• GOAL OF THE EXERCISE: Emit a verbatim copy of the lines below from the line with "Give me the matplotlib source for this chart." through the line with "plt.rcParams['font.family'] = ['Lato', 'DejaVu", excluding pictures and everything outside that range.

• RECORDS FOR THE EXERCISE:
+--

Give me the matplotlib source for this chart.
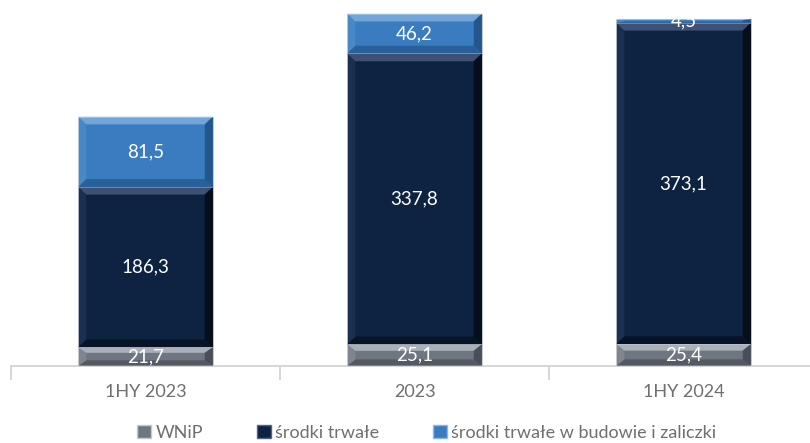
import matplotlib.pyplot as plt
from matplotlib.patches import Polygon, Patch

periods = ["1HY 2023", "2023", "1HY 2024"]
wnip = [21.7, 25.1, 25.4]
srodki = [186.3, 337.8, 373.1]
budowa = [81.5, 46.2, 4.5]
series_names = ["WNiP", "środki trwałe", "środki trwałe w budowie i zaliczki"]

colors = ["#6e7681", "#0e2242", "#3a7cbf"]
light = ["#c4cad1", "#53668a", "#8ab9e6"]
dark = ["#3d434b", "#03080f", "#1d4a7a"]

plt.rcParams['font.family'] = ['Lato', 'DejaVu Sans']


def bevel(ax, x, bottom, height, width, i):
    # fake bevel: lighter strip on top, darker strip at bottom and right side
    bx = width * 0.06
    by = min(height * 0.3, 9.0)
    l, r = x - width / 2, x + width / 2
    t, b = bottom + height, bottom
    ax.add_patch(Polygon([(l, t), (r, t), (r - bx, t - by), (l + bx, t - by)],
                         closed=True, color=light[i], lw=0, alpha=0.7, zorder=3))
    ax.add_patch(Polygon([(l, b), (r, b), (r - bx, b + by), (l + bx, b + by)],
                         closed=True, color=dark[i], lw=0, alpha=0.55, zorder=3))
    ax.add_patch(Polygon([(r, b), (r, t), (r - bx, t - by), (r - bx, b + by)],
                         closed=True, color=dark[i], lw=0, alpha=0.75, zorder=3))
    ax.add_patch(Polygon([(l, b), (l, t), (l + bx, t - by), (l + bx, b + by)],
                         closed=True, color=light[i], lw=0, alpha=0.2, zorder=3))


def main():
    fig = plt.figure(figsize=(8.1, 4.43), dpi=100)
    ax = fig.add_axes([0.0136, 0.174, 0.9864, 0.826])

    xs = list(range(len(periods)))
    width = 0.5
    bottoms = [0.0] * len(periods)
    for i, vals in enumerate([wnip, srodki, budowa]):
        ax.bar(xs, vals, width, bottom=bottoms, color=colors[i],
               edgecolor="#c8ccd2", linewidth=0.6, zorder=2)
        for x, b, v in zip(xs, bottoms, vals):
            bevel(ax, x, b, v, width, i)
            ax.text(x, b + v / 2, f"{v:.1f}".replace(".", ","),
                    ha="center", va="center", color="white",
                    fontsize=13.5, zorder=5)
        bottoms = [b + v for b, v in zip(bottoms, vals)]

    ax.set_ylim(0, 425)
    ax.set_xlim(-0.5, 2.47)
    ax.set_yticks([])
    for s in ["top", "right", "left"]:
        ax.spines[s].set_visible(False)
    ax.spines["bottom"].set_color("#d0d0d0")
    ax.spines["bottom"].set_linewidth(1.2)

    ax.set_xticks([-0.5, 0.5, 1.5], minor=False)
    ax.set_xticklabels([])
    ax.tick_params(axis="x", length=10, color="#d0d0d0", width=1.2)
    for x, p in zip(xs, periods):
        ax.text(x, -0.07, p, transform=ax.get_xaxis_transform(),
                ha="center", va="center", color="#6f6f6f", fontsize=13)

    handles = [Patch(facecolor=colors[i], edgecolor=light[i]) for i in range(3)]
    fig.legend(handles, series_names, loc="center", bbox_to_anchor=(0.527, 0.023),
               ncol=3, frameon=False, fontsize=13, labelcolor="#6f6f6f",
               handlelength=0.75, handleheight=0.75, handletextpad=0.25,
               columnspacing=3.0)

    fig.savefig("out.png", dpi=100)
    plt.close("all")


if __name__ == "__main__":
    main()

+--

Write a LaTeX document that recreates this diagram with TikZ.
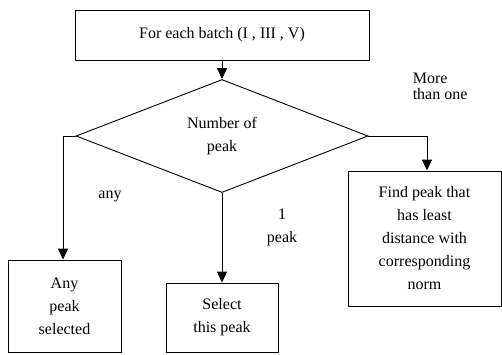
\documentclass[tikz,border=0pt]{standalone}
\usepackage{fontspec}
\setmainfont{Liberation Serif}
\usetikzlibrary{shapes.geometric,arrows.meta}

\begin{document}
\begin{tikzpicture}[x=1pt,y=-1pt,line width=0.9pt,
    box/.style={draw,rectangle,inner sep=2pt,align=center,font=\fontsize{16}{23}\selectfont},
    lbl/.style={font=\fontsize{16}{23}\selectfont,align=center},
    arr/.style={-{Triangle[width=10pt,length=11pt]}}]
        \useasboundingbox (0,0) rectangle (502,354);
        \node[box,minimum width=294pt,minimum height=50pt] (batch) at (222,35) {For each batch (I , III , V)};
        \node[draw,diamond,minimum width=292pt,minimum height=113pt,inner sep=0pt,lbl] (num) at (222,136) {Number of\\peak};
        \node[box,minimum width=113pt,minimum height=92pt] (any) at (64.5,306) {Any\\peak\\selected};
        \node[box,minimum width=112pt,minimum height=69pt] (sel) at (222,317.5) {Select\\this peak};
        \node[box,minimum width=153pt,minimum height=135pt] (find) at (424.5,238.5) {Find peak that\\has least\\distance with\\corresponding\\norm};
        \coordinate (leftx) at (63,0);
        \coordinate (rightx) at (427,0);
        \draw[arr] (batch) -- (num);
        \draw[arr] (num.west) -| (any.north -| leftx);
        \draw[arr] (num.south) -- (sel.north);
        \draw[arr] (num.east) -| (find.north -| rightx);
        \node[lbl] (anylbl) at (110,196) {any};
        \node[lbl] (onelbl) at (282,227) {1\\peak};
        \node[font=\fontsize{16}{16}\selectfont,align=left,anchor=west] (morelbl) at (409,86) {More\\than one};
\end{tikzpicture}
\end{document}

+--

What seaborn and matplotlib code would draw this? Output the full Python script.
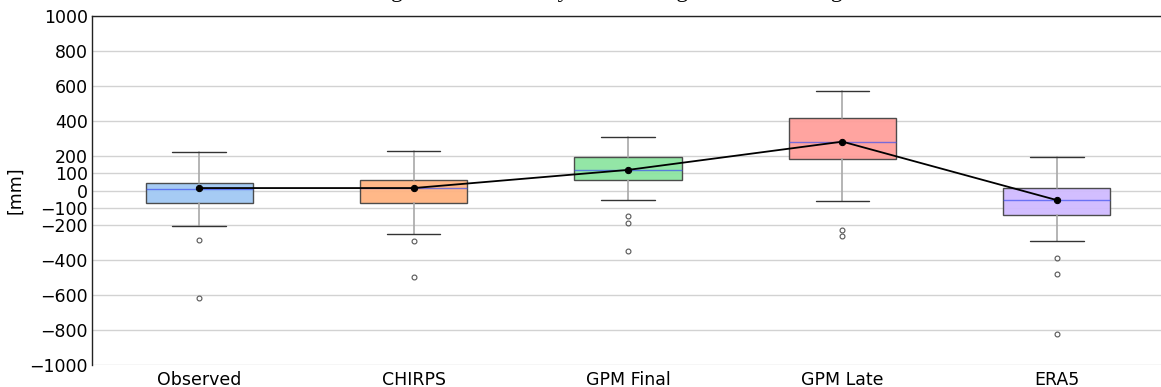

+--

• RESPONSE TO THIS EXERCISE:
Give me the matplotlib source for this chart.
import matplotlib.pyplot as plt
from matplotlib.patches import Polygon, Patch

periods = ["1HY 2023", "2023", "1HY 2024"]
wnip = [21.7, 25.1, 25.4]
srodki = [186.3, 337.8, 373.1]
budowa = [81.5, 46.2, 4.5]
series_names = ["WNiP", "środki trwałe", "środki trwałe w budowie i zaliczki"]

colors = ["#6e7681", "#0e2242", "#3a7cbf"]
light = ["#c4cad1", "#53668a", "#8ab9e6"]
dark = ["#3d434b", "#03080f", "#1d4a7a"]

plt.rcParams['font.family'] = ['Lato', 'DejaVu Sans']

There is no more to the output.